Kisah Para Sufi: Al-Ghazali, Dari Lorong Keraguan Menuju Samudra Tasawuf
- Pixabay
Jakarta, WISATA - Dalam sejarah pemikiran Islam, jarang ada tokoh yang mengalami pergolakan batin sedalam dan sedahsyat Abu Hamid Muhammad bin Muhammad al-Ghazali, atau yang dikenal dunia sebagai Imam Al-Ghazali. Ia bukan hanya seorang teolog, filsuf, dan faqih, tetapi juga seorang sufi besar yang pernah menapaki jurang kehampaan intelektual sebelum akhirnya tenggelam dalam kedalaman samudra spiritual. Ia adalah contoh nyata bahwa bahkan para pemikir besar pun bisa mengalami krisis eksistensial yang mengguncang fondasi batin mereka.
Sang Pemuda Jenius dari Thus
Lahir di kota Thus, Persia (1058 M), Al-Ghazali tumbuh dalam lingkungan keilmuan yang kental. Sejak kecil, ia menunjukkan kecerdasan yang luar biasa, hingga akhirnya berguru pada Imam al-Haramain al-Juwaini, ulama kenamaan di Naisabur. Tak butuh waktu lama, Al-Ghazali menonjol di antara murid-murid lain. Ia menguasai ilmu fikih, logika, kalam, filsafat, bahkan retorika, yang kelak membuatnya dikenal sebagai intelektual terpandang.
Kariernya mencapai puncak ketika diangkat menjadi profesor utama di Universitas Nizamiyah Baghdad—lembaga pendidikan paling elit pada masa itu. Di sanalah ia mengajar, berdebat, dan menjadi pusat perhatian para ulama dan pejabat. Tapi di balik kejayaan akademiknya, tersimpan badai yang mengguncang.
Keraguan yang Mengoyak Keyakinan
Pada masa inilah benih-benih kegelisahan tumbuh. Al-Ghazali mulai merasakan kekosongan. Ia mempertanyakan nilai semua pengetahuan yang ia miliki—apakah semua itu mampu menuntun kepada kebenaran hakiki?

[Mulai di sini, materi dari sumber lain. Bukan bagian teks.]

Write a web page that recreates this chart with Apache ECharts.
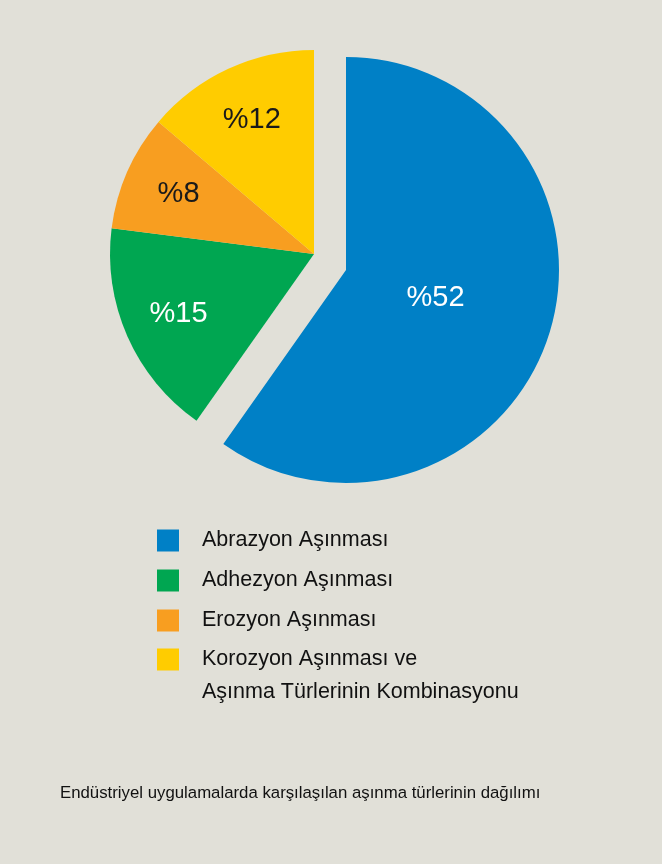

Apakah akal dapat menjangkau Tuhan? Apakah filsafat bisa menuntaskan pencarian spiritual manusia?
Krisis ini begitu dahsyat, hingga ia kehilangan suara dan kesehatannya terganggu. Dalam al-Munqidz min al-Dhalal—karya autobiografisnya yang legendaris—Al-Ghazali menuliskan dengan jujur pergolakan batinnya. Ia meragukan metode kalam, menyangsikan klaim filsafat, dan merasa ilmu formal tidak memberi kedamaian hakiki.